The main downside is ownership friction. Assembly, enclosure access, and material management make this a less casual purchase than a P1S.

It also brings the space penalty of an enclosed machine. Buyers who print mostly PLA on a desk get less value from the enclosure, and they still pay the inconvenience of opening it during swaps or maintenance.

  • Not the easiest route to the first successful print.
  • Not the best choice for buyers who want a machine that disappears into the background.
  • Not the lowest-annoyance option for PLA-only workflows.

What Most Buyers Miss About Prusa Core One

The real decision factor is not the enclosure or Core XY label, it is whether the buyer wants a repairable platform or an appliance. Prusa’s parts logic, slicer habits, and accessory ecosystem lower regret after year one because the machine stays understandable instead of becoming disposable.

That openness adds decisions. Profile choice, sheet choice, and accessory fit all stay part of the workflow. Buyers who already own Prusa gear gain the most here. Buyers who want one app, one path, and no extra questions will find the P1S simpler.

How It Stacks Up

The CORE One sits between Prusa’s open-frame familiarity and Bambu Lab’s appliance-style convenience. That middle ground is its real position in the market.

Scenario Prusa CORE One Bambu Lab P1S Prusa MK4S
Least setup friction Middle Best Middle
Enclosed ABS or ASA workflow Strong Strong Weak without add-ons
Repairability and open parts Strong Weaker Strong
Already own Prusa accessories Best fit Poor fit Good fit

The P1S wins for buyers who want fewer decisions and faster onboarding. The MK4S wins for buyers who want a simpler Prusa path and do not need enclosure. The CORE One wins when ownership transparency matters more than convenience theater.

Best Fit Buyers

Buy this if you want:

  • An enclosed printer for functional parts.
  • A Prusa platform you can maintain yourself.
  • A machine that rewards long-term ownership.
  • A better fit for existing Prusa accessories and habits.

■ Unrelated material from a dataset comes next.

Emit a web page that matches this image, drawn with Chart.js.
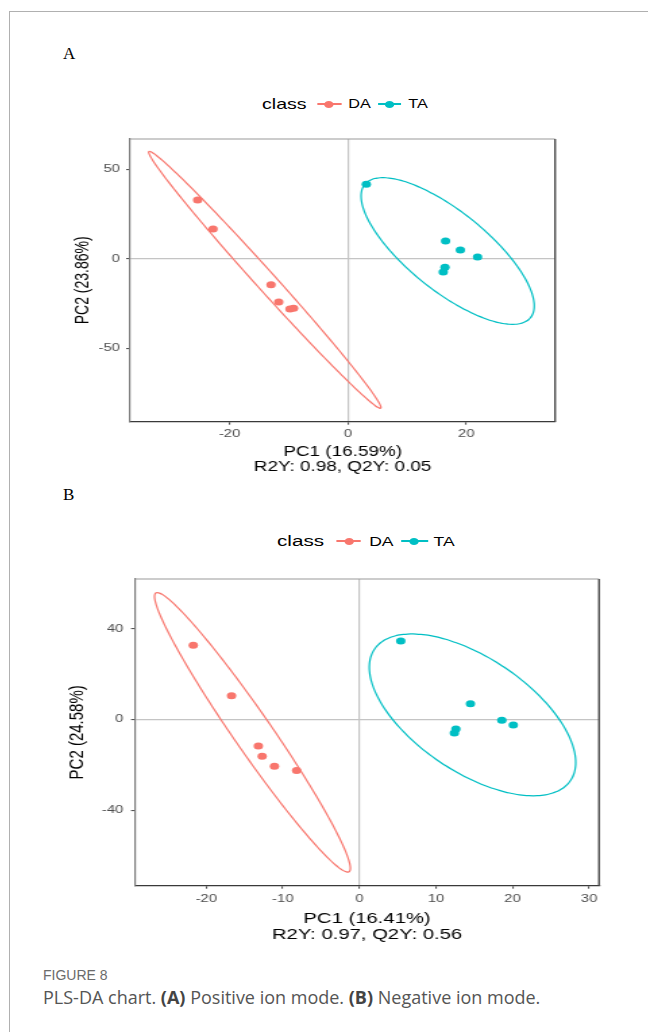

The cleaner alternative for buyers who want less setup is Bambu Lab P1S. The better alternative for buyers who do not need an enclosure is Prusa MK4S.

Who Should Skip This

Skip it if you want the least-friction appliance.

  • You want a machine that goes from box to print with minimal thought.
  • You print almost all PLA and do not need enclosure benefits.
  • You dislike assembly.
  • You want the open-frame Prusa experience, where MK4S fits better.

This model turns ownership into a project before it becomes a habit. Buyers who want the printer to vanish into the room will be happier with the P1S.

What Changes Over Time

This is where the CORE One starts to make more sense. Prusa’s repair model lowers the panic cost of wear items because the machine is built to stay in service.

We lack year-3 failure data for this model, so the long-term call rests on design logic and support structure rather than a proven multi-year public track record. That is still enough for buyers who keep printers for years.

The used market also tends to reward recognizable, serviceable machines. A printer with accessible parts and a known ecosystem holds its usefulness better than a sealed box with dead ends.

How It Fails

Most guides blame speed when an enclosed printer misbehaves. The first failures usually come from basic ownership mistakes: wet filament, a worn sheet, the wrong profile, or a nozzle that has seen abrasive material.

  • Clogged extrusion after abrasive or damp filament.
  • First-layer errors from sheet wear or poor prep.
  • Maintenance neglect after repeated use.
  • Access annoyance when the enclosure gets opened and closed constantly.

The machine is not fragile. It punishes lazy maintenance faster than an open-frame printer does.

The Honest Truth

Prusa CORE One solves a real problem for the right buyer, enclosed speed without leaving the Prusa ecosystem. It does not erase setup work, and it does not beat the easiest appliance on first-day convenience.

Tom’s Hardware Verdict

Tom’s Hardware treated the CORE One as a premium enclosed Prusa machine that earns attention through build quality and practical speed. That framing matches the buying logic here: the printer is strongest when ownership quality matters more than shortcut convenience.

The Hidden Tradeoff

The CORE One’s enclosure is meant to improve controlled printing, but it also adds an extra access step when you need to swap filament or reach the machine during setup and maintenance. In other words, it trades “cleaner workflow” for slightly more owner involvement than the most appliance-like competitors. If you just want the quickest path to a first successful print with minimal handling, that access friction matters more than the enclosed setup benefits.

Final Call

Buy the Prusa CORE One if you want an enclosed, serviceable printer for repeated functional work and you accept assembly as part of the deal. Skip it if you want the least-friction path to a first print, because Bambu Lab P1S does that job better.

Decision checklist

  • Buy if you plan to keep the printer for years.
  • Buy if repairability matters.
  • Buy if you already use Prusa-style accessories or profiles.
  • Skip if you want a machine that disappears into the background.
  • Skip if your workload is mostly PLA and enclosure benefits do not matter.

That makes the recommendation positive, but conditional. The CORE One is the better long-term buy. The P1S is the better short-term buy.

FAQ

Is Prusa CORE One better than Bambu Lab P1S?

The CORE One is better for buyers who value repairability, Prusa support, and ecosystem openness. The P1S is better for buyers who want the easiest setup and the fewest decisions.

Is the assembly a deal-breaker?

No for buyers who want to understand and maintain the machine. Yes for buyers who want a finished appliance with minimal setup work.

Does the enclosure matter for PLA?

Only if the buyer values environmental stability more than open access. For PLA-only printing, the enclosure adds bulk and another thing to manage.

Is it worth upgrading from a Prusa MK4S?

Yes if enclosure and Core XY workflow solve a real material or speed problem. No if the MK4S already covers the materials and part sizes you print most.

What should I buy with it first?

A spare build surface, the right nozzles for your materials, and dry storage for filament. Those items affect day-to-day use more than cosmetic add-ons.